Zaten böyle bir atağımızın dönüşünde ileri çıkan oyuncuların geri dönemeyişi, orta alanda Trabzonspor’u eksik bırakınca, defansımızın arkasına atılan topu iyi değerlendirdiler. Uğurcan kalesine gelen sert şutu çelince top Nani’nin önüme düştü ve Nani bunu gol yapmakta zorlanmadı. 1-0
Sahada hızlı oynanan oyuna aynı oranda ayak uyduramayan hakem, bir çok pozisyonda ya görmedi, ya işine gelmedi yada öyle istedi. Vİşça’yı iki eliyle resmen itip topa vurmasını engelleyen oyuncuyu görmeyen hakemden ben şüphe ederim. Trabzonspor adına net penaltı güme gitti.
Maçın ikinci devresine Trabzonspor daha iyi başladı. Pozisyon arayan, baskı kuran taraf bordo mavililerdi fakat, bu gören Adanademirspor hocası 3 oyuncu birden değiştirip oyunda dengeyi sağladı.
Buna istinaden dakika 70 olmuş Bjelica’nın halen oyuncu değişikliği düşünmemesi inanılır gibi değildi. Böyle olunca taraftar haklı olarak eleştiriyor. 1-0 mağlupsun ne bekliyorsun diye. Çok şükür 72. dakikada oyuncu değişikliği aklına geldi Trezeguet ve Teklic, 86’da Enis oyuna girdi.
Orta alanda Berat’ın Mendy’i aranmadığını fakat, Bardhi ile Bakasetas’ın beklenenden çok uzak olduğunu söylemeliyiz.
Ne kadar iyi oynarsan oyna, ne kadar pozisyona girersen gir, topu ağlarla buluşturamadın mı maçı kazanamazsın. Kazanamayınca taraftarın eleştirisine maruz kalırsın.
Trabzonspor’un sezon başından beri ya galip ya mağlup olduğunu göz önüne alacak olursak, Trabzonspor bir ileri bir geri durumuna düşüyor ki, bu sonuçlar taraftarın umutlarını bitirdiği gibi, yönetimi zorda, hocayı ise yolda düşündürüyor.

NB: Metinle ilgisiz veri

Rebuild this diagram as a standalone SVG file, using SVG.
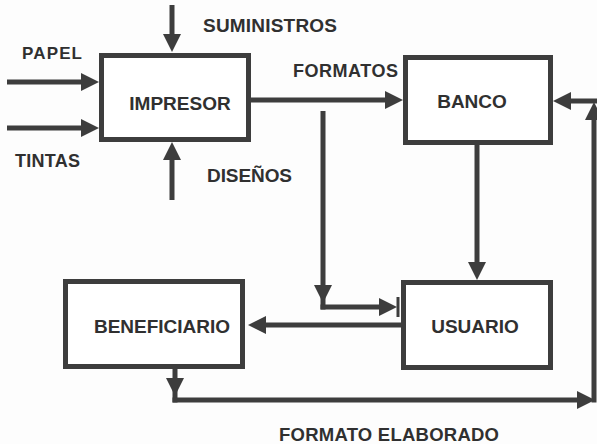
<svg xmlns="http://www.w3.org/2000/svg" width="597" height="444" viewBox="0 0 597 444">
<style>
.box{fill:#fff;stroke:#3d3d3d;stroke-width:5}
.ln{fill:none;stroke:#3d3d3d;stroke-width:5}
.arr{marker-end:url(#ah)}
.t{font-family:"Liberation Sans",Arial,sans-serif;font-weight:bold;fill:#303030}
.bt{font-size:19px;text-anchor:middle}
</style>
<defs>
<marker id="ah" viewBox="0 0 18 18" markerWidth="18" markerHeight="18" refX="8" refY="9" markerUnits="userSpaceOnUse" orient="auto">
<path d="M0,0 L18,9 L0,18 Z" fill="#3d3d3d"/>
</marker>
</defs>
<rect width="597" height="444" fill="#fdfdfd"/>
<g id="connectors">
<path class="ln arr" d="M7,82 H89"/>
<path class="ln arr" d="M7,128 H89"/>
<path class="ln arr" d="M172,5 V42"/>
<path class="ln arr" d="M172,200 V152"/>
<path class="ln arr" d="M251,100 H393"/>
<path class="ln arr" d="M323,111 V293"/>
<path class="ln" d="M323,293 V309.5"/>
<path class="ln arr" d="M320.5,307 H387"/>
<path class="ln" d="M398,297 V317" style="stroke-width:3"/>
<path class="ln arr" d="M477,145 V270"/>
<path class="ln arr" d="M401,325 H258"/>
<path class="ln arr" d="M175,369 V386"/>
<path class="ln" d="M175,386 V402.5"/>
<path class="ln arr" d="M172.5,400 H585"/>
<path class="ln arr" d="M594,402.5 V112"/>
<path class="ln arr" d="M597,101 H563"/>
</g>
<g id="impresor">
<rect class="box" x="101.5" y="55.5" width="147" height="84"/>
<text class="t bt" x="180" y="110">IMPRESOR</text>
</g>
<g id="banco">
<rect class="box" x="405.5" y="57.5" width="145" height="85"/>
<text class="t bt" x="472" y="108">BANCO</text>
</g>
<g id="beneficiario">
<rect class="box" x="65.5" y="281.5" width="177" height="85"/>
<text class="t bt" x="162" y="333">BENEFICIARIO</text>
</g>
<g id="usuario">
<rect class="box" x="403.5" y="282.5" width="147" height="85"/>
<text class="t bt" x="475" y="333">USUARIO</text>
</g>
<g id="labels">
<text class="t" x="22" y="59" font-size="17" textLength="60">PAPEL</text>
<text class="t" x="15" y="167" font-size="18" textLength="65">TINTAS</text>
<text class="t" x="203" y="32" font-size="19" textLength="134">SUMINISTROS</text>
<text class="t" x="207" y="182" font-size="19" textLength="85">DISEÑOS</text>
<text class="t" x="293" y="77" font-size="18" textLength="105">FORMATOS</text>
<text class="t" x="279" y="441" font-size="18.5" textLength="220">FORMATO ELABORADO</text>
</g>
</svg>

Hele ki, Şenol Güneş hocanın boşta kaldığı bu günlerde, bu sonuçlarla Bjelica’nın Trabzon’da işi zor diyorum. Neden? Çünkü! Zaten eleştiriyorsan ve Şenol Güneş gibi bir isimde boşta ise, camiadaki lobisini düşündüğümüzde bu Bjelica hocada stres yaratır ve bu stres Bjelica’yı yer.
Milli araya girilen bu süreçte yönetimin hoca meselesini ciddi anlamda masaya yatırması gerekmektedir. Bunda ısrar etmek sadece Trabzonspor’a zaman ve prestij kaybettirir. Bu nedenle Ertuğrul başkan hoca işine el atmalı, kaosa gerek kalmadan.

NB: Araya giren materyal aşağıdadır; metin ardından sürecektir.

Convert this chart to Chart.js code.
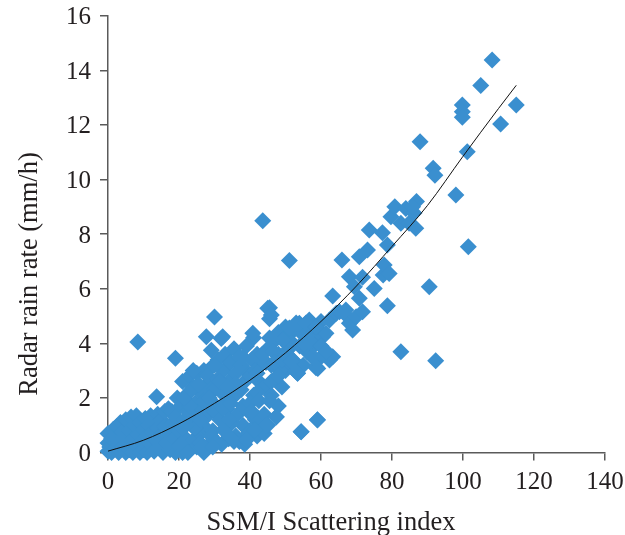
<!DOCTYPE html>
<html>
<head>
<meta charset="utf-8">
<script src="https://cdn.jsdelivr.net/npm/chart.js@4/dist/chart.umd.min.js"></script>
<style>
  body { margin: 0; background: #fff; }
  canvas { display: block; }
</style>
</head>
<body>
<canvas id="scatter_chart" width="625" height="535"></canvas>
<script>
// SSM/I scattering index (x) vs radar rain rate in mm/h (y)
const scatIndex = [
    // 0 - 10
    0, 0, 0, 0.5, 1, 1, 1.5, 2, 2, 2.5, 3, 3, 3.5, 4, 4, 4.5, 5, 5, 5.5, 6, 6, 6.5, 7, 7, 7.5, 8, 8, 8.5, 9, 9, 9.5, 10, 10,
    // 10 - 20
    10.5, 11, 11, 11.5, 12, 12, 12.5, 13, 13, 13.5, 14, 14, 14.5, 15, 15, 15.5, 16, 16, 16.5, 17, 17, 17.5, 18, 18, 18.5, 19, 19, 19.5, 20, 20,
    // 20 - 30
    20.5, 21, 21, 21.5, 22, 22, 22.5, 23, 23, 23.5, 24, 24, 24.5, 25, 25, 25.5, 26, 26, 26.5, 27, 27, 27.5, 28, 28, 28.5, 29, 29, 29.5, 30, 30,
    21, 23, 25, 27, 29, 24, 26, 28,
    // 30 - 45
    30.5, 31, 31, 31.5, 32, 32, 32.5, 33, 33, 33.5, 34, 34, 34.5, 35, 35, 35.5, 36, 36, 36.5, 37, 37, 37.5, 38, 38, 38.5,
    39, 39, 39.5, 40, 40, 40.5, 41, 41, 41.5, 42, 42, 42.5, 43, 43, 44, 44, 45, 45, 32, 34, 36, 38, 40, 42, 44,
    // 20 - 45, filling the dense part
    20.5, 21.5, 22.5, 23.5, 24.5, 25.5, 26.5, 27.5, 28.5, 29.5, 31.5, 32.5, 33.5, 34.5, 35.5,
    36.5, 37.5, 38.5, 39.5, 40.5, 41.5, 42.5, 43.5, 44.5, 22, 26, 30, 34, 38, 42,
    // 45 - 60
    45.5, 45.5, 46, 46, 47, 47, 47.4, 48, 48, 49, 49, 50, 50, 51, 51, 52, 52, 53, 53, 53.4, 54, 54.4, 55, 55, 55.8,
    56, 57, 57, 58, 58.6, 58.6, 59, 59, 60, 60, 46.5, 48.5, 50.5,
    46, 47, 48, 49, 50, 51, 52, 54, 55, 57, 48, 50,
    // 60 and up, outliers
    60.5, 62.4, 59.1, 63.3, 61.4, 62.4, 63.3, 64.3, 65.2, 67, 67, 68, 68.9, 69.9, 71.7, 70.8, 69.4, 68, 71.7, 75,
    77.5, 77.8, 79.2, 78.7, 65.9, 70.8, 73.1, 78.7, 73.6, 77.3, 79.7, 80.8, 82.5, 83.9, 84.8, 86.2, 86.7, 86.9, 85.8, 82.5,
    92.3, 90.5, 101.5, 98, 91.6, 92.1, 87.9, 101.2, 99.8, 99.8, 99.8, 110.6, 115, 105, 108.2, 43.6, 51.1, 45, 46,
    // scattered middle points
    56.7, 49.2, 45.5, 40.8, 32.3, 51.1, 53.9, 56.7, 53, 55.8, 58.6, 52, 53.4, 58.6, 59, 54.4, 47.4, 45.5,
    51.6, 53, 44.6, 39, 34.3, 33, 41.3, 60, 61.5, 57.5, 19, 8.4, 13.7, 27.7, 31.9, 29.1, 30
];
const rainRate = [
    0.05, 0.35, 0.7, 0.2, 0.0, 0.5, 0.85, 0.15, 0.6, 0.95, 0.0, 0.4, 1.1, 0.75, 0.2, 0.55, 0.0, 1.2, 0.35, 0.8, 0.1, 1.3, 0.5, 0.0, 1.0, 0.25, 1.35, 0.65, 0.0, 1.1, 0.4, 0.85, 0.1,
    1.25, 0.0, 0.6, 1.0, 0.3, 1.35, 0.75, 0.05, 1.15, 0.45, 0.9, 1.4, 0.2, 0.65, 1.2, 0.0, 0.95, 1.5, 0.35, 0.7, 1.6, 0.1, 1.05, 1.5, 0.5, 0.0, 1.3, 2.0, 0.8, 0.25,
    1.7, 0.0, 2.6, 1.2, 0.5, 2.1, 1.5, 0.1, 2.8, 1.0, 0.45, 2.4, 1.8, 0.2, 2.9, 1.3, 0.7, 2.2, 1.6, 0.0, 3.0, 0.9, 2.5, 1.35, 0.3, 1.9, 3.1, 0.8, 2.3, 1.5,
    0.9, 1.7, 1.1, 1.9, 0.6, 3.0, 0.35, 2.8,
    0.4, 2.7, 3.4, 1.2, 0.3, 2.2, 3.0, 0.9, 3.6, 1.6, 0.5, 2.6, 3.3, 1.1, 2.0, 3.8, 0.6, 2.9, 1.4, 3.5, 0.4, 2.3, 1.0, 3.1, 2.6,
    0.5, 3.9, 1.5, 2.8, 0.8, 3.4, 2.1, 4.2, 1.2, 0.6, 3.6, 2.6, 1.1, 3.2, 0.7, 2.4, 3.8, 1.0, 1.7, 2.0, 2.5, 1.7, 1.8, 2.2, 1.4,
    0.3, 2.0, 0.0, 2.3, 0.9, 2.5, 0.2, 1.8, 2.0, 0.2, 2.6, 1.6, 2.4, 1.8, 0.4,
    2.2, 3.2, 0.3, 0.7, 1.5, 3.0, 1.9, 3.6, 3.3, 1.0, 1.2, 3.2, 1.2, 3.5, 2.9,
    5.3, 4.9, 3.2, 2.1, 4.1, 2.7, 1.3, 3.6, 1.7, 4.4, 2.4, 3.0, 4.6, 3.8, 4.3, 3.4, 4.5, 4.7, 3.0, 2.9, 3.9, 0.76, 4.3, 3.2, 4.7,
    3.7, 3.6, 4.4, 3.9, 4.6, 3.1, 1.2, 4.2, 3.5, 4.8, 3.7, 3.0, 4.0,
    2.6, 3.3, 2.8, 3.4, 3.6, 3.9, 4.0, 4.5, 4.0, 4.1, 4.4, 4.2,
    4.24, 3.39, 3.08, 3.51, 4.37, 4.85, 5.73, 5.1, 5.16, 5.04, 5.22, 4.73, 4.49, 4.97, 5.16, 5.65, 6.07, 6.44, 6.42, 6.01,
    6.5, 6.87, 6.56, 5.38, 7.05, 7.17, 7.42, 7.6, 8.15, 8.05, 8.64, 9.0, 8.4, 8.94, 8.4, 8.77, 8.21, 9.19, 9.0, 3.69,
    3.36, 6.07, 7.54, 9.43, 10.41, 10.16, 11.38, 11.02, 12.73, 12.48, 12.28, 12.03, 12.73, 13.44, 14.38, 8.49, 7.03, 5.28, 5.04,
    4.06, 4.12, 4.19, 4.37, 4.24, 4.56, 4.73, 4.85, 4.74, 4.74, 4.6, 3.39, 2.9, 3.14, 1.19, 0.76, 1.31, 1.9,
    3.33, 2.96, 1.0, 0.46, 0.58, 0.76, 0.82, 3.9, 3.7, 3.5, 3.45, 4.05, 2.04, 4.24, 4.18, 3.75, 4.96
];

// fitted curve, read at a few points along the black line
const trendX = [0, 10, 20, 30, 40, 50, 60, 70, 80, 90, 100, 110, 115];
const trendY = [0.05, 0.45, 1.05, 1.8, 2.65, 3.65, 4.8, 6.1, 7.55, 9.05, 10.85, 12.6, 13.45];

const xTicks = [0, 20, 40, 60, 80, 100, 120, 140];
const yTicks = [0, 2, 4, 6, 8, 10, 12, 14, 16];

const serif = '"Liberation Serif", "Times New Roman", serif';
const inkColor = '#231f20';
const axisColor = '#5a5a5a';

const points = scatIndex.map((x, i) => ({ x: x, y: rainRate[i] }));
const trend = trendX.map((x, i) => ({ x: x, y: trendY[i] }));

// axis titles sit a bit off the axis centres in the original
const axisTitles = {
    id: 'axisTitles',
    afterDraw(chart) {
        const c = chart.ctx;
        c.save();
        c.fillStyle = inkColor;
        c.font = '26.5px ' + serif;
        c.textAlign = 'center';
        c.textBaseline = 'middle';
        c.fillText('SSM/I Scattering index', 331, 523);
        c.translate(30, 274);
        c.rotate(-Math.PI / 2);
        c.fillText('Radar rain rate (mm/h)', 0, 0);
        c.restore();
    }
};

const axisStyle = {
    grid: { drawOnChartArea: false, drawTicks: true, tickLength: 8, color: axisColor, lineWidth: 1.5 },
    border: { display: true, color: axisColor, width: 1.5 }
};

const ctx = document.getElementById('scatter_chart').getContext('2d');

const chart = new Chart(ctx, {
    type: 'scatter',
    data: {
        datasets: [
            {
                label: 'Fit',
                data: trend,
                showLine: true,
                borderColor: '#111111',
                borderWidth: 1,
                pointRadius: 0,
                cubicInterpolationMode: 'monotone',
                order: 0
            },
            {
                label: 'Rain rate',
                data: points,
                pointStyle: 'rectRot',
                pointRadius: 8.5,
                pointHoverRadius: 8.5,
                pointBackgroundColor: '#3a8fcf',
                backgroundColor: '#3a8fcf',
                pointBorderWidth: 0,
                borderWidth: 0,
                clip: false,
                order: 1
            }
        ]
    },
    options: {
        responsive: false,
        animation: false,
        devicePixelRatio: 1,
        layout: { padding: { top: 15.7, right: 20, left: 0, bottom: 0 } },
        plugins: {
            legend: { display: false },
            tooltip: { enabled: false }
        },
        scales: {
            x: {
                type: 'linear',
                min: xTicks[0],
                max: xTicks[xTicks.length - 1],
                afterFit: function (scale) {
                    scale.height = 82.5;
                    scale.paddingLeft = 0;
                    scale.paddingRight = 0;
                },
                afterBuildTicks: function (scale) { scale.ticks = xTicks.map(v => ({ value: v })); },
                ...axisStyle,
                ticks: {
                    padding: 7,
                    color: inkColor,
                    maxRotation: 0,
                    autoSkip: false,
                    font: { family: serif, size: 25 }
                }
            },
            y: {
                type: 'linear',
                min: yTicks[0],
                max: yTicks[yTicks.length - 1],
                afterFit: function (scale) {
                    scale.width = 108;
                    scale.paddingTop = 0;
                    scale.paddingBottom = 0;
                },
                afterBuildTicks: function (scale) { scale.ticks = yTicks.map(v => ({ value: v })); },
                ...axisStyle,
                ticks: {
                    padding: 9,
                    labelOffset: 2,
                    color: inkColor,
                    autoSkip: false,
                    font: { family: serif, size: 25 }
                }
            }
        }
    },
    plugins: [axisTitles]
});
</script>
</body>
</html>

Maçta ikinci devre Trabzonspor’un gayretleri sonucu değiştirmeye yetmedi, fakat Bjelica’da son dakikalarda olsa iki oyuncu değişme hakkı daha olmasına rağmen oyuncu değişmeyi akıl etmedi yada gerek görmedi. Öyle ya ne gerek var, daha fazla gol yemeyelim yeter mi demek oluyor bu? Anlayan lütfen anlatsın.
Maç gidiyor gole ihtiyacımız var, maçın 90 dakikalık normal süresi tamamlandı, hakem en az yedi dakika daha ilave süre ekledi ve halen 2 oyuncu daha değişme hakkın var ve kulübede Umut Bozok, ve Umut Güneş var, atsan bu oyuncuları sahaya ne kaybedersin en çok maçı kaybedersin ki zaten kaybediyordun ve kaybettin de.
Ben bu sonucun ve oyuncu değişikliği tercihlerinin, ayrıca eleştirilerin tavan yaptığı bir ortamda Bjelica’nın bir ayağının çukurda olduğunu düşünüyorum.
Bu nedenle milli aranın fırsat olduğunu düşünerek başkana hoca ile alakalı operasyon yapması gerektiğini söylüyorum. Bir ayağı çukurda olan hoca ile yola devam etme ısrarı sana zaten kaybettirir, kazandıracağını düşünmek artık saçmalık olur.